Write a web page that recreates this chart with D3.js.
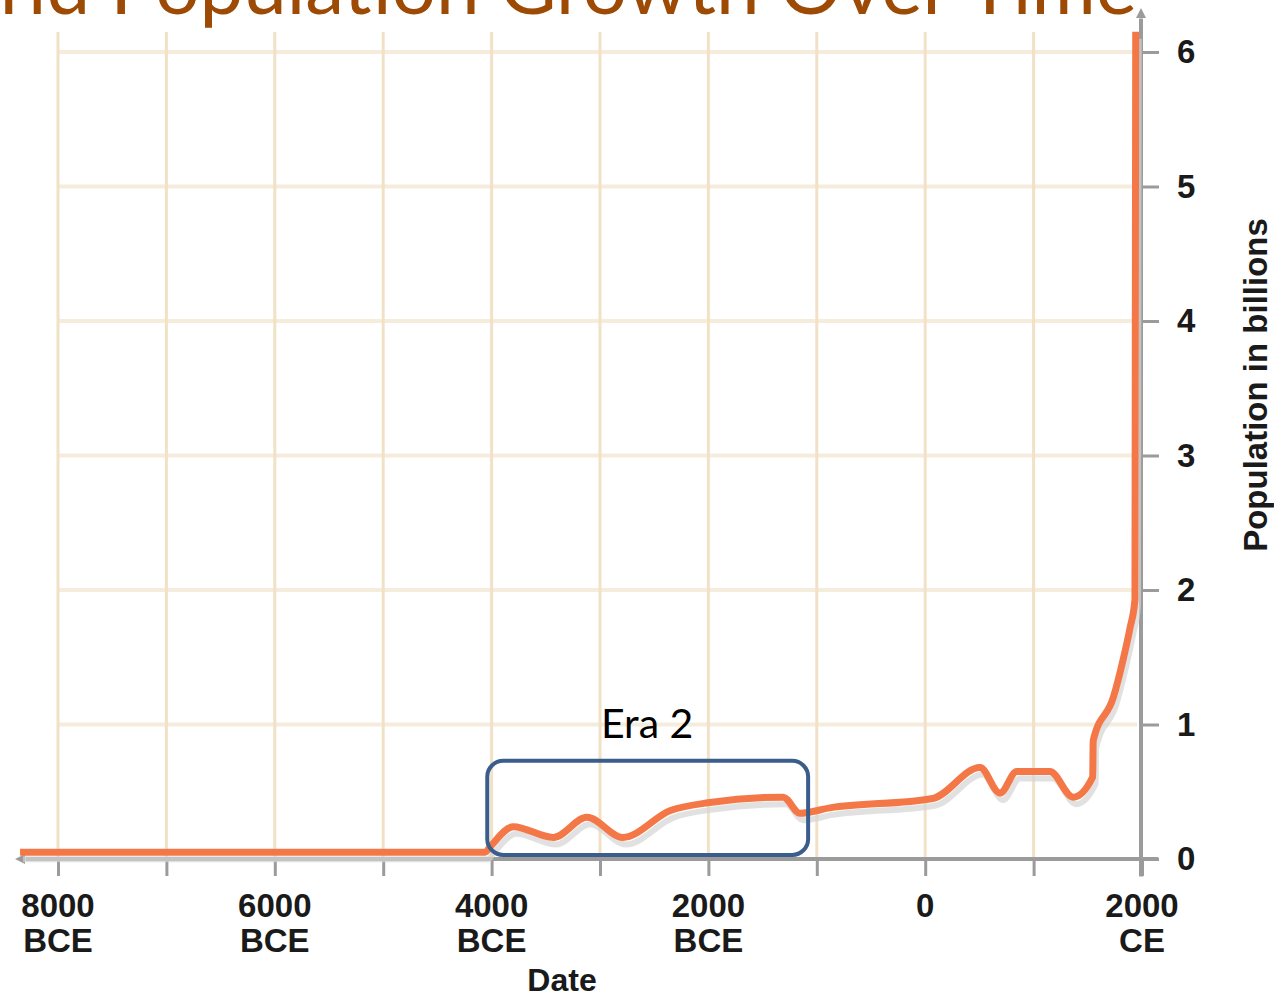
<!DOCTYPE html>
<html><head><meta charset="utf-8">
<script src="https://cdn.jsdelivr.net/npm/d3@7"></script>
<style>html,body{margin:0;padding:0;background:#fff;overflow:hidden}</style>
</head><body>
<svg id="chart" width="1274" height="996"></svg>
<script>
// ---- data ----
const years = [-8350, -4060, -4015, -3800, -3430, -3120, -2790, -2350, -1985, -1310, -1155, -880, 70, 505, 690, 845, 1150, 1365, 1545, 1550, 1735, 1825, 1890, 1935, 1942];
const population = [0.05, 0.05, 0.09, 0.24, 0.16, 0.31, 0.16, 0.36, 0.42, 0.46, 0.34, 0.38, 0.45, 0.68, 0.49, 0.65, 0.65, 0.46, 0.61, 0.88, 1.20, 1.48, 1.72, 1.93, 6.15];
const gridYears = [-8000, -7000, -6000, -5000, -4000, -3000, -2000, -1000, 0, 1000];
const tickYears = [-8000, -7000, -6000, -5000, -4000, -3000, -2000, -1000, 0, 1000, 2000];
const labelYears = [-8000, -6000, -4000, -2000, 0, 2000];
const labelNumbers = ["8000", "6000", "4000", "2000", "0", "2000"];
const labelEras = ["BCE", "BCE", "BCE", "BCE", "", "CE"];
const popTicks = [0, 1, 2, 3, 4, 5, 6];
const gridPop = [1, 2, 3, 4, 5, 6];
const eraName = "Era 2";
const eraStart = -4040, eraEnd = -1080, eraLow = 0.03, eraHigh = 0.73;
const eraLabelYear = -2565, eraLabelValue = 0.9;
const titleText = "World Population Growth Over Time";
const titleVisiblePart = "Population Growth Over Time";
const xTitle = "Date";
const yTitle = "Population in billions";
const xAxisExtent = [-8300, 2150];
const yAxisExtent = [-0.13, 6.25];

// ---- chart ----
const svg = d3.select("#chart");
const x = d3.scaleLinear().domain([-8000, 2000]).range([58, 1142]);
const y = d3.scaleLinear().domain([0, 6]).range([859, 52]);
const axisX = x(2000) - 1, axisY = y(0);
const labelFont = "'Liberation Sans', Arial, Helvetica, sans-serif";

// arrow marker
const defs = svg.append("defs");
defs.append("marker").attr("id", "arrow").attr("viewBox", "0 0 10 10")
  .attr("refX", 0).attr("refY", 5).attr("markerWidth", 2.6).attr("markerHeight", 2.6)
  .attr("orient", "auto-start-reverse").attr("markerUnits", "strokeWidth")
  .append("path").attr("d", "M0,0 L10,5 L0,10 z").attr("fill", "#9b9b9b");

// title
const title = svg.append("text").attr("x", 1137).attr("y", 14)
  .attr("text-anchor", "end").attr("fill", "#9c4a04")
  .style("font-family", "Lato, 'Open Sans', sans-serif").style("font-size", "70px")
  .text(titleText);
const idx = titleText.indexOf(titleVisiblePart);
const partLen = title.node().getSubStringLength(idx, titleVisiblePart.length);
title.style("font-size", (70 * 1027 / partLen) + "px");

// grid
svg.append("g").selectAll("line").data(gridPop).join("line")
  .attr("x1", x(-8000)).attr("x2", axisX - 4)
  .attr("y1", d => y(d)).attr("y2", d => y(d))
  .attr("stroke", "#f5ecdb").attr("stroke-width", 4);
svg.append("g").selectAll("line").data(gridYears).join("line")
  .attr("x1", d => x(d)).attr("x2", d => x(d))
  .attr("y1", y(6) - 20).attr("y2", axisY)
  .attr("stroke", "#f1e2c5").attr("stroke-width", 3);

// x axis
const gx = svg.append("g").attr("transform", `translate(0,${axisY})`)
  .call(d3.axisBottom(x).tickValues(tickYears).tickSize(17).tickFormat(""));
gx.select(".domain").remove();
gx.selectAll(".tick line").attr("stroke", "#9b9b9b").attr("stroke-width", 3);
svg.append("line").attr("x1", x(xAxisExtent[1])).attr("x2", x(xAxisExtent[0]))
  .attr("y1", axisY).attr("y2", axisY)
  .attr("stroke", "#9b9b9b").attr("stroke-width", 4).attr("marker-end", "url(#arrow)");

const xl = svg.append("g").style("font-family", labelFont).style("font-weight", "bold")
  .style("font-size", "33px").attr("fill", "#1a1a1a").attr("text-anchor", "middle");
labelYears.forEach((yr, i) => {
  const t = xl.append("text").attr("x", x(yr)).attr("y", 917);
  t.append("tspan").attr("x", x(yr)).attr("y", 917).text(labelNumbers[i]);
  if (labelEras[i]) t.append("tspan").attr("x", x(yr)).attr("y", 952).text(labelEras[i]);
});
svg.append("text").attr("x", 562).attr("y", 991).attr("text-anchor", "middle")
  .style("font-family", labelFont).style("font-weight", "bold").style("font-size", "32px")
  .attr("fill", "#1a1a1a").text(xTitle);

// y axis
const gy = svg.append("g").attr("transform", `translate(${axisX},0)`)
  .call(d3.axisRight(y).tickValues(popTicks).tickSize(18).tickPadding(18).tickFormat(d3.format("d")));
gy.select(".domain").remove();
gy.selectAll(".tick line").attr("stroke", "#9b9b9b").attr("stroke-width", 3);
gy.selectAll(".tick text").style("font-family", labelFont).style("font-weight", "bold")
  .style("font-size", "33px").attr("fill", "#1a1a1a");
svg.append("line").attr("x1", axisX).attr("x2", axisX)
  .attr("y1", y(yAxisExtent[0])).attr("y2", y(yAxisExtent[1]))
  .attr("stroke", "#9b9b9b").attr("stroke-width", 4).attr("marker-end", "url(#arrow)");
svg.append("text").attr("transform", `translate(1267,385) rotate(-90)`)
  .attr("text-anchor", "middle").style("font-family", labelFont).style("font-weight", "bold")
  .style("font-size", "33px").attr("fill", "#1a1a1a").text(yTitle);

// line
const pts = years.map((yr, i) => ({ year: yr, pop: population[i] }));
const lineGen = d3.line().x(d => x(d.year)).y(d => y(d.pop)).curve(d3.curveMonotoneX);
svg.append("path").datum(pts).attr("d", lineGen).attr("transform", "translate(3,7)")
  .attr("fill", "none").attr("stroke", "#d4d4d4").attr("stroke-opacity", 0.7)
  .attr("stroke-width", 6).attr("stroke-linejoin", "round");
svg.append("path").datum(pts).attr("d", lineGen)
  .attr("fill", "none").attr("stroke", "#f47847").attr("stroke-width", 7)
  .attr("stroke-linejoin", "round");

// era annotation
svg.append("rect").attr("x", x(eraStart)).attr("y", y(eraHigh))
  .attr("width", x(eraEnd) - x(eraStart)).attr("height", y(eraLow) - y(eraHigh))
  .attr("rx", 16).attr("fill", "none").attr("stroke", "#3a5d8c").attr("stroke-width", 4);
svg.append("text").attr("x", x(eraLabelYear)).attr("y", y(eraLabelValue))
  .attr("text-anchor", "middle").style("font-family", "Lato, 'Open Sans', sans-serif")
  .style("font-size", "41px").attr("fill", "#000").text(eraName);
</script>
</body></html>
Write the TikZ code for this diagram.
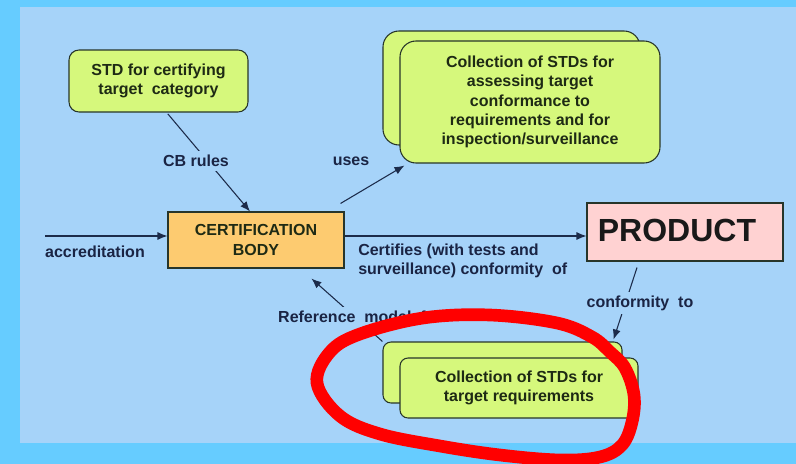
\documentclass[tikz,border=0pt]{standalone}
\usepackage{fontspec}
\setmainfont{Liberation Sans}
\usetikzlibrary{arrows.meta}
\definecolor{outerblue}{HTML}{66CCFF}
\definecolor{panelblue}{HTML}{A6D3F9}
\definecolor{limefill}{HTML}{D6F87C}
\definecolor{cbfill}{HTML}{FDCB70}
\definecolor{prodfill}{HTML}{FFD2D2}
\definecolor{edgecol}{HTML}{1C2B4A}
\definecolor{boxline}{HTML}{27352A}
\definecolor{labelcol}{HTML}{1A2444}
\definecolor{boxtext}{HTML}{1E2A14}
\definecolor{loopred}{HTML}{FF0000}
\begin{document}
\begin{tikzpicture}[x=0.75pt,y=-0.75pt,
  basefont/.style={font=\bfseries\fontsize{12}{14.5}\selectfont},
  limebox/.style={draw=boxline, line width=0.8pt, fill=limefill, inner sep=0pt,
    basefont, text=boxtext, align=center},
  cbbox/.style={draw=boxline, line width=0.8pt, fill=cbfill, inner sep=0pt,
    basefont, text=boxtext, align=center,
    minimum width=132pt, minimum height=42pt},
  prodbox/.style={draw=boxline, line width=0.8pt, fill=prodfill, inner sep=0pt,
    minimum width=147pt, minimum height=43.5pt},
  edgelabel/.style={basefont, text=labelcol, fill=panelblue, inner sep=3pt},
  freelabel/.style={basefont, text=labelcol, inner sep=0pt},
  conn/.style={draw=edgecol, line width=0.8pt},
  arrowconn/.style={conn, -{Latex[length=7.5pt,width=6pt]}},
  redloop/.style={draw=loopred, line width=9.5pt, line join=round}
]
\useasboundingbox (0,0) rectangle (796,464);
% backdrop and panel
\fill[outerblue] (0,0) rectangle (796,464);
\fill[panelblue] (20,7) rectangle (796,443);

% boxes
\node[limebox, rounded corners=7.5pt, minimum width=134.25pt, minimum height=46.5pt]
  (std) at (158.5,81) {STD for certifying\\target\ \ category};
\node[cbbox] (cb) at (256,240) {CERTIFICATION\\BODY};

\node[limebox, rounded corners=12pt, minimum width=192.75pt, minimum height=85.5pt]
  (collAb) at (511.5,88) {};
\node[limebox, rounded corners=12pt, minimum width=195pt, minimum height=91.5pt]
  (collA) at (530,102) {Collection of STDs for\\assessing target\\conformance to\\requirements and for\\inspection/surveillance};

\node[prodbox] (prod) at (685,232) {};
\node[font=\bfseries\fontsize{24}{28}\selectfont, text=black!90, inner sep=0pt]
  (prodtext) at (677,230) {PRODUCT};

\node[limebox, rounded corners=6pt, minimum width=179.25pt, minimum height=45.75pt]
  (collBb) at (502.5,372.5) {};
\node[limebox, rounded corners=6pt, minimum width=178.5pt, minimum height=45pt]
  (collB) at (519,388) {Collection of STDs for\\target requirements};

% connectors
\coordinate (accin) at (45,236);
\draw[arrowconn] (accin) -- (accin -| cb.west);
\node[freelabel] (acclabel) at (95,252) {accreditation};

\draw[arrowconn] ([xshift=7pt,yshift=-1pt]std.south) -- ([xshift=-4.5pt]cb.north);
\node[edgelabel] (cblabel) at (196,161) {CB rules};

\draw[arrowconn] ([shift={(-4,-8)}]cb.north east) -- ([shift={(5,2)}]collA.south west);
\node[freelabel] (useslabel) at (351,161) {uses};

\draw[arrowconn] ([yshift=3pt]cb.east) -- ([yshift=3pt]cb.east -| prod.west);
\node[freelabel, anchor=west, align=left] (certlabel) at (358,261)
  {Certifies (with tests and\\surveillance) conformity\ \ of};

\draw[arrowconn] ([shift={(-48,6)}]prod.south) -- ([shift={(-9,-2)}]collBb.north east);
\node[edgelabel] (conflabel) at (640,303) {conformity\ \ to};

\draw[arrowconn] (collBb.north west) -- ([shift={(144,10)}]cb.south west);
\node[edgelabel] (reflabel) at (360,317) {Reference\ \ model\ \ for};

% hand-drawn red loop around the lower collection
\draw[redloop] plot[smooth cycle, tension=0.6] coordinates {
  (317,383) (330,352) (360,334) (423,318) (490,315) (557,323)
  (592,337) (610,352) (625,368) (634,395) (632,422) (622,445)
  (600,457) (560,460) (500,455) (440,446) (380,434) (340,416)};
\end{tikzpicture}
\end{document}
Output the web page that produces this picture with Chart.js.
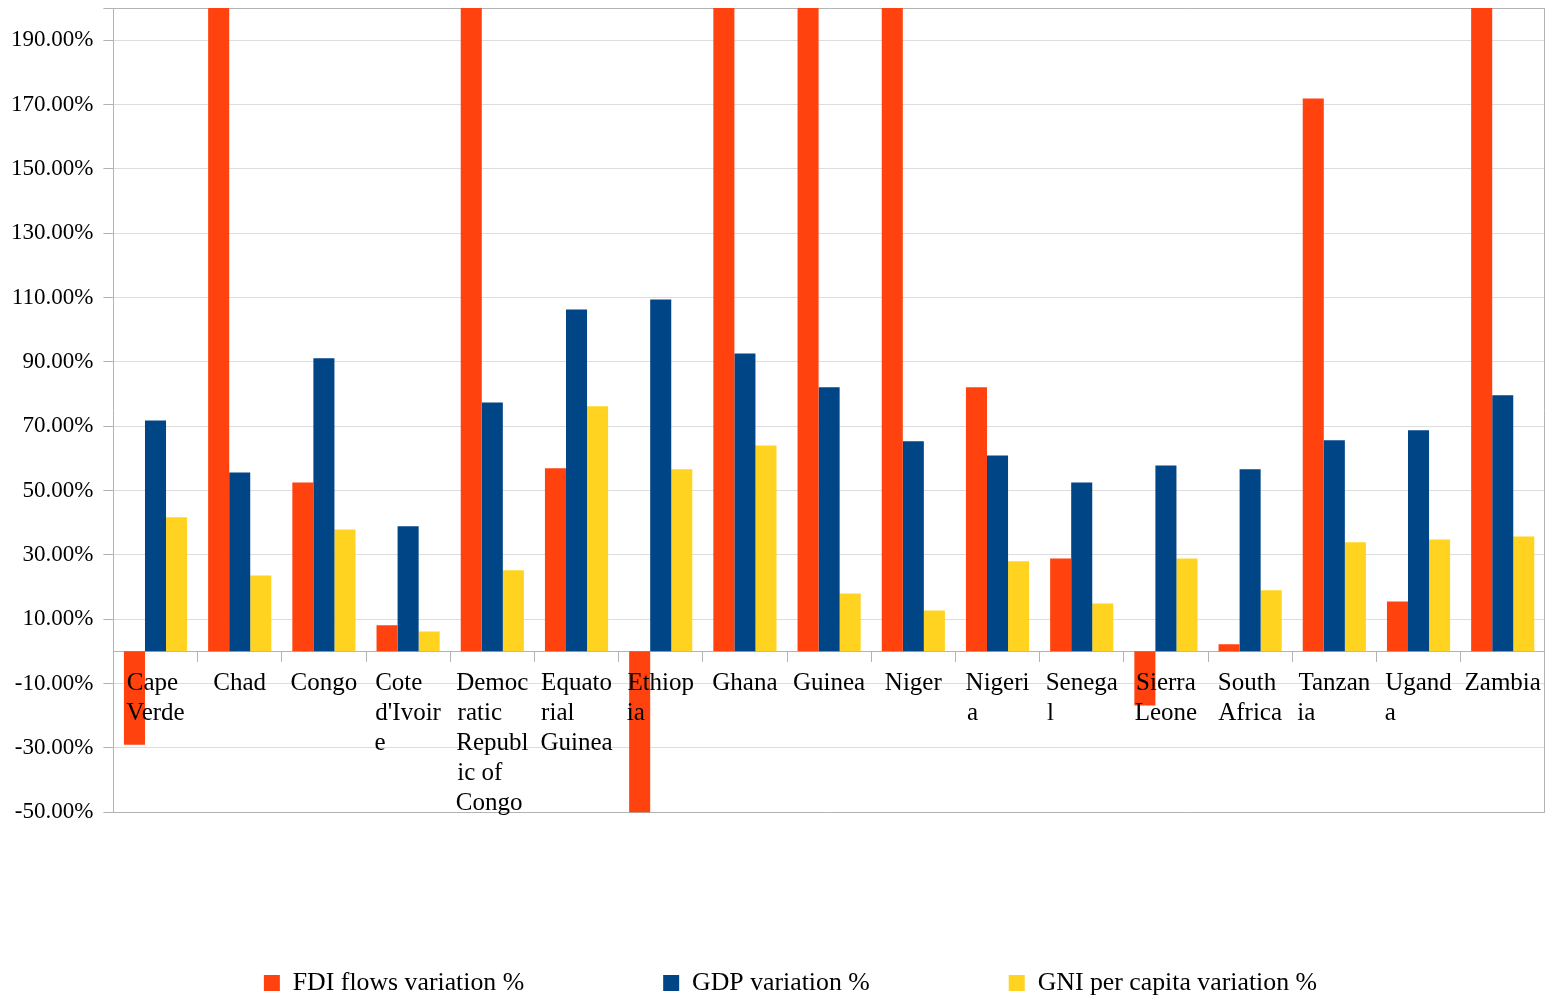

= = = =

• [Direction]:
Filter the entries down to the lines with the word "that" in them.

• [Written response]:
Write a web page that recreates this chart with D3.js.
Output the web page that produces this picture with Chart.js.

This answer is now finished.